My approach is having two speech recognizes. The first one is for higher level commands such as "Drill", "Cut Square", "Cut Rectangle", "Play Game" etc. The second one is for start/stop commands for each of the higher level tasks.
This is my current code:
using System.IO;
using System.Speech.Recognition;
using System.Speech.Synthesis;
namespace SpeechTest
{
class RobotSpeech
{
public SpeechRecognitionEngine MainRec = new SpeechRecognitionEngine();
public SpeechRecognitionEngine SideRec = new SpeechRecognitionEngine();
public SpeechSynthesizer Synth = new SpeechSynthesizer();
private Grammar mainGrammar;
private Grammar sideGrammar;
private const string MainCorpusFile = #"../../../MainRobotCommands.txt";
private const string SideCorpusFile = #"../../../SideRobotCommands.txt";
public RobotSpeech()
{
Synth.SelectVoice("Microsoft Server Speech Text to Speech Voice (en-US, ZiraPro)");
MainRec.SetInputToDefaultAudioDevice();
SideRec.SetInputToDefaultAudioDevice();
BuildGrammar('M');
BuildGrammar('S');
}
private void BuildGrammar(char w)
{
var gBuilder = new GrammarBuilder("Ok Robot");
switch (w)
{
case 'M':
gBuilder.Append(new Choices(File.ReadAllLines(MainCorpusFile)));
mainGrammar = new Grammar(gBuilder) { Name = "Main Robot Speech Recognizer" };
break;
case 'S':
gBuilder.Append(new Choices(File.ReadAllLines(SideCorpusFile)));
sideGrammar = new Grammar(gBuilder) { Name = "Side Robot Speech Recognizer" };
break;
}
}
public void Say(string msg)
{
Synth.Speak(msg);
}
public void MainSpeechOn()
{
Say("Speech recognition enabled");
MainRec.LoadGrammarAsync(mainGrammar);
MainRec.RecognizeAsync(RecognizeMode.Multiple);
}
public void SideSpeechOn()
{
SideRec.LoadGrammarAsync(sideGrammar);
SideRec.RecognizeAsync();
}
public void MainSpeechOff()
{
Say("Speech recognition disabled");
MainRec.UnloadAllGrammars();
MainRec.RecognizeAsyncStop();
}
public void SideSpeechOff()
{
SideRec.UnloadAllGrammars();
SideRec.RecognizeAsyncStop();
}
}
}
In my main program I have the speech recognized event as follows:
private RobotSpeech voiceIntr;
voiceIntr.MainRec.SpeechRecognized += MainSpeechRecognized;
private void MainSpeechRecognized(object sender, SpeechRecognizedEventArgs e)
{
if (!e.Result.Text.Contains("Ok Bishop")) return;
switch (e.Result.Text.Substring(10))
{
case "Go Home":
voiceIntr.Say("Going to home position.");
UR10MoveRobot.GoHome();
break;
case "Say Hello":
voiceIntr.Say("Hello. My name is Bishop.");
break;
case "Drill":
voiceIntr.Say("Show me where you want me to drill.");
// Actual code will be for observating the gestured pts and
// returning the number of pts observed
var msg = "I am ready to drill those " + new Random().Next(2, 5) + " holes.";
voiceIntr.Say(msg);
voiceIntr.SideSpeechOn();
voiceIntr.SideSpeechOff();
break;
case "Cut Outlet":
voiceIntr.Say("Show me where you want me to cut the outlet.");
// Launch gesture recognition to get point for cutting outlet
break;
case "Stop Program":
voiceIntr.Say("Exiting Application");
Thread.Sleep(2200);
Application.Exit();
break;
}
}
The problem I am having is, when one of the MainRec events gets triggered, I am in one the cases here. Now I only want to listen for "Ok Robot Start" and nothing else which is given by the SideRec. If I subscribe to that event here this will go to another eventhandler with a switch case there from which I wouldn't know how to get back to the main thread.
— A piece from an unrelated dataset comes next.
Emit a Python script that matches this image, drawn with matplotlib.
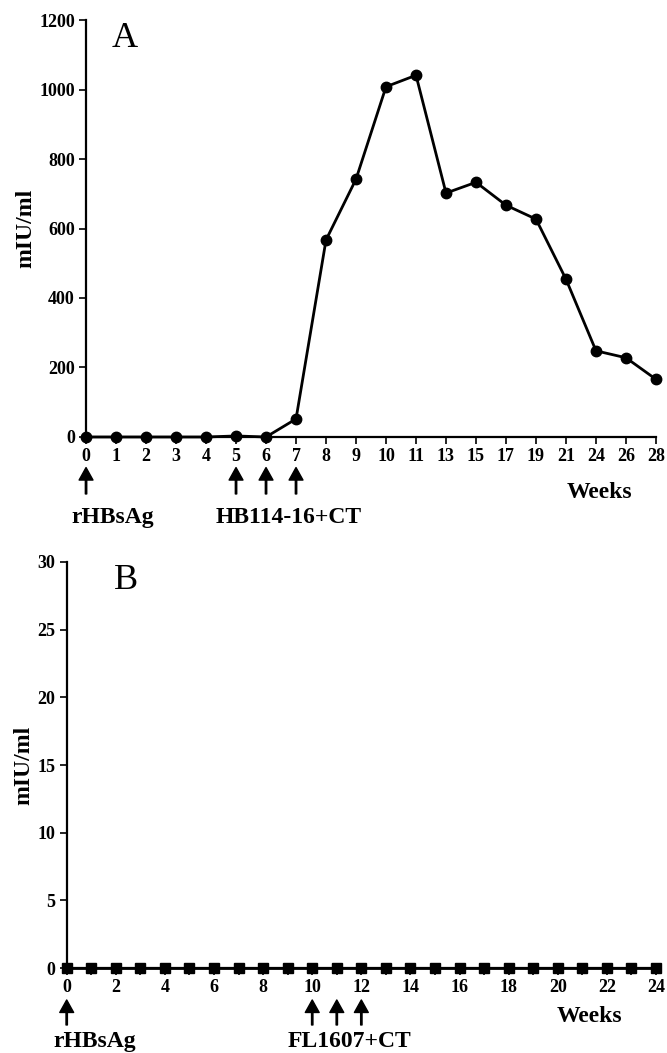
import matplotlib.pyplot as plt

plt.rcParams['font.family'] = ['Liberation Serif', 'DejaVu Serif']
plt.rcParams['font.weight'] = 'bold'

# Panel A data (x axis is categorical: equal spacing)
weeks_a = ['0', '1', '2', '3', '4', '5', '6', '7', '8', '9', '10', '11',
           '13', '15', '17', '19', '21', '24', '26', '28']
miu_a = [0, 0, 0, 0, 0, 3, 0, 52, 567, 742, 1008, 1041,
         702, 733, 667, 627, 454, 248, 228, 166]
arrows_a = [0, 5, 6, 7]

# Panel B data
weeks_b = list(range(0, 25))
miu_b = [0] * 25
arrows_b = [0, 10, 11, 12]


def style_axis(ax):
    for s in ['top', 'right']:
        ax.spines[s].set_visible(False)
    for s in ['left', 'bottom']:
        ax.spines[s].set_linewidth(1.6)
    ax.tick_params(direction='out', length=5, width=1.2, labelsize=13, pad=3)
    ax.set_ylabel('mIU/ml', fontsize=17, fontweight='bold', labelpad=2)


def add_arrow(ax, x, tip, base):
    ax.annotate('', xy=(x, tip), xycoords=('data', 'axes points'),
                xytext=(x, base), textcoords=('data', 'axes points'),
                arrowprops=dict(facecolor='black', edgecolor='black',
                                width=1.0, headwidth=10, headlength=9),
                annotation_clip=False)


def add_label(ax, x, y, s, size=17):
    ax.annotate(s, xy=(x, y), xycoords=('data', 'axes points'),
                ha='center', va='center', fontsize=size, fontweight='bold',
                annotation_clip=False)


fig = plt.figure(figsize=(6.67, 10.53), dpi=100)

# ---- Panel A ----
ax1 = fig.add_axes([0.129, 0.585, 0.8545, 0.396])
xa = list(range(len(weeks_a)))
ax1.plot(xa, miu_a, color='black', linewidth=2, marker='o', markersize=7.5,
         clip_on=False, zorder=3)
ax1.set_xlim(0, len(weeks_a) - 1)
ax1.set_ylim(0, 1200)
ax1.set_yticks(range(0, 1201, 200))
ax1.set_xticks(xa)
ax1.set_xticklabels(weeks_a)
style_axis(ax1)
ax1.text(0.068, 0.955, 'A', transform=ax1.transAxes, fontsize=26,
         fontweight='normal', ha='center', va='center')
for w in arrows_a:
    add_arrow(ax1, w, -22, -41)
add_label(ax1, 0.9, -58, 'rHBsAg')
add_label(ax1, 6.77, -58, 'HB114-16+CT')
add_label(ax1, 17.1, -40, 'Weeks')

# ---- Panel B ----
ax2 = fig.add_axes([0.100, 0.0807, 0.8835, 0.3856])
ax2.plot(weeks_b, miu_b, color='black', linewidth=2, marker='s', markersize=7.5,
         clip_on=False, zorder=3)
ax2.set_xlim(0, 24)
ax2.set_ylim(0, 30)
ax2.set_yticks(range(0, 31, 5))
ax2.set_xticks(range(0, 25, 2))
ax2.set_xticks(range(1, 25, 2), minor=True)
style_axis(ax2)
ax2.tick_params(which='minor', direction='out', length=5, width=1.2)
ax2.text(0.1, 0.955, 'B', transform=ax2.transAxes, fontsize=26,
         fontweight='normal', ha='center', va='center')
for w in arrows_b:
    add_arrow(ax2, w, -23, -41)
add_label(ax2, 1.14, -53, 'rHBsAg')
add_label(ax2, 11.5, -53, 'FL1607+CT')
add_label(ax2, 21.3, -35, 'Weeks')

fig.savefig('out.png', dpi=100)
Also after telling the human that the robot is ready for drilling, I would like it to block until it receives an answer from the user for which I need to use a synchronous speech recognizer. However, after a particular task I want to switch off the recognizer which I can't do if its synchronous.
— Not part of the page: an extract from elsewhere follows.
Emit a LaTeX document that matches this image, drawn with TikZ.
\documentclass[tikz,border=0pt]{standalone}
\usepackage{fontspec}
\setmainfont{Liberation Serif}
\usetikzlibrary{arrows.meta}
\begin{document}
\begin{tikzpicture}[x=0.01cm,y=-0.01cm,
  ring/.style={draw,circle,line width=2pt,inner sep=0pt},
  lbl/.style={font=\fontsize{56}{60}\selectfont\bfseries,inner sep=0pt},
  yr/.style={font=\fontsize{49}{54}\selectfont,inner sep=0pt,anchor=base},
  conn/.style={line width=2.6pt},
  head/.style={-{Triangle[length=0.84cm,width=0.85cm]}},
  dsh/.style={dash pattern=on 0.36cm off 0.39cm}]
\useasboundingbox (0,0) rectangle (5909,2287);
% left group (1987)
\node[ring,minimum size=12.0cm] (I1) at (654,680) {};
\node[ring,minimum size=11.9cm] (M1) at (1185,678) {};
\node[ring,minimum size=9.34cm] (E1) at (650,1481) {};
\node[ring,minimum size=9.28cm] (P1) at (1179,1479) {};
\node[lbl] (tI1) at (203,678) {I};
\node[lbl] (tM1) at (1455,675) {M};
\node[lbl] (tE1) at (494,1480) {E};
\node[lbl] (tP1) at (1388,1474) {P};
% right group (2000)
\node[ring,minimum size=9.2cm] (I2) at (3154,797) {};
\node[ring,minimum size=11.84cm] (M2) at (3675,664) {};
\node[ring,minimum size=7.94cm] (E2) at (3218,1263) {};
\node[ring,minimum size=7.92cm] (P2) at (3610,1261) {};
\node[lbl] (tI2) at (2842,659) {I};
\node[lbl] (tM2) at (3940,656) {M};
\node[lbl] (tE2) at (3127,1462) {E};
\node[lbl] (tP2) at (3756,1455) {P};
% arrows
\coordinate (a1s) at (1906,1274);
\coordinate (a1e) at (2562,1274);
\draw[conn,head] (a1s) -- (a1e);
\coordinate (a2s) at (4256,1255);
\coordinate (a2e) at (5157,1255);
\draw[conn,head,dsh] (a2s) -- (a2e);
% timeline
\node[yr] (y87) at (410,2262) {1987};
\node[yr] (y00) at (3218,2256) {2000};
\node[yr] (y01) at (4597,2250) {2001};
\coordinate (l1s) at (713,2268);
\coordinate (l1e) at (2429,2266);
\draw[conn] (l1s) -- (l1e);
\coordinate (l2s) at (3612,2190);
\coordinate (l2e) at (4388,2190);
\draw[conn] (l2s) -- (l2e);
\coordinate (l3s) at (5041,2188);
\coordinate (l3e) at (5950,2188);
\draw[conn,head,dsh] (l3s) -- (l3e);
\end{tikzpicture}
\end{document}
Here are the files for the grammers:
MainRobotCommands.txt
Go Home
Say Hello
Stop Program
Drill
Start Drilling
Cut Outlet
Cut Shap
Play Tic-Tac-Toe
Ready To Play
You First
SideRobotCommands.txt:
Start
Stop
The speech recognition is only a part of a bigger application hence it has to be async unless I want to make it preciously block. I am sure there is better way to design this code, but I'm not sure my knowledge of C# is enough for that. Any help is greatly appreciated!
Thanks.
My approach is having two speech recognizes.
There is no need for 2 recognizers, you can have just 1 recognizer and load/unload grammars when you need them.
private void BuildGrammar(char w)
This is not a straightforward programming style to use switch statement and invoke same function two times with different arguments. Just create two grammars sequentially.
The problem I am having is, when one of the MainRec events gets triggered, I am in one the cases here. Now I only want to listen for "Ok Robot Start" and nothing else which is given by the SideRec. If I subscribe to that event here this will go to another eventhandler with a switch case there from which I wouldn't know how to get back to the main thread.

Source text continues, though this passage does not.